Saturday, February 13, 2010

EU and NA Smart Grid development

During the BIG-EU WG-Technique meeting Monday, Prof. Dr. Peter Fischer (Fachhochschule Dortmund) delivered a brief review of the current status of Smart Grid development in Europe, an effort in which he appears to be quite active. I noticed some similarities to the North American and followed up with questions during the BIG-EU Executive Board & Advisory Council dinner Tuesday evening. The following is from memory, so any errors are probably mine.


The European effort started in advance of the American (or at least the NIST "Smart Grid Interoperability Panel," or SGIP), and though it has one difficulty not present in the American, the required coordination of many countries, it seemed to be similar in some aspects. He noted, for example, that the European effort started with 50 protocols though the number was reduced to 10 or so through a weeding process based on data rates, information throughput and other aspects.

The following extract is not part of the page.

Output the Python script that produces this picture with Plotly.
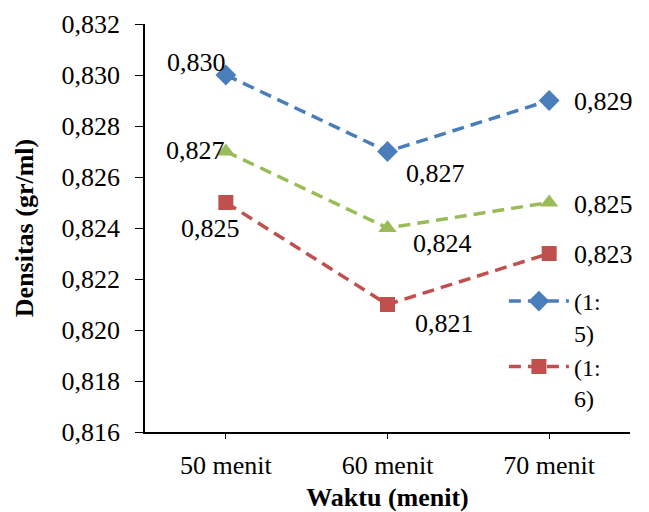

And the SGIP is starting out with roughly 90!


At some point, of course, the effort becomes political and I am minded of an SGIP colleague who said that in college he switched his studies from political science to technology because he didn't want to deal with "politics and bureaucracies." Oops -- all technical standards development seems to deal with "politics and bureaucracies."


Still, other elements of what I heard should be a concern to the SGIP. For example, the European effort reportedly started out with an aggressive schedule which subsequently had to be set back. (Details would help.)


Some European elements are different from the American: the European effort seems to be heavily centered on meters, for example: CENELEC/TC 13 for electric meters, CENELEC/TC 294 for non-electric meters including gas and water (buildings are under CENELEC/TC 205).


But Peter will supply his powerpoint slides and additional reference URLs on the European effort as addenda to the WG-Technique minutes. I look forward to seeing them.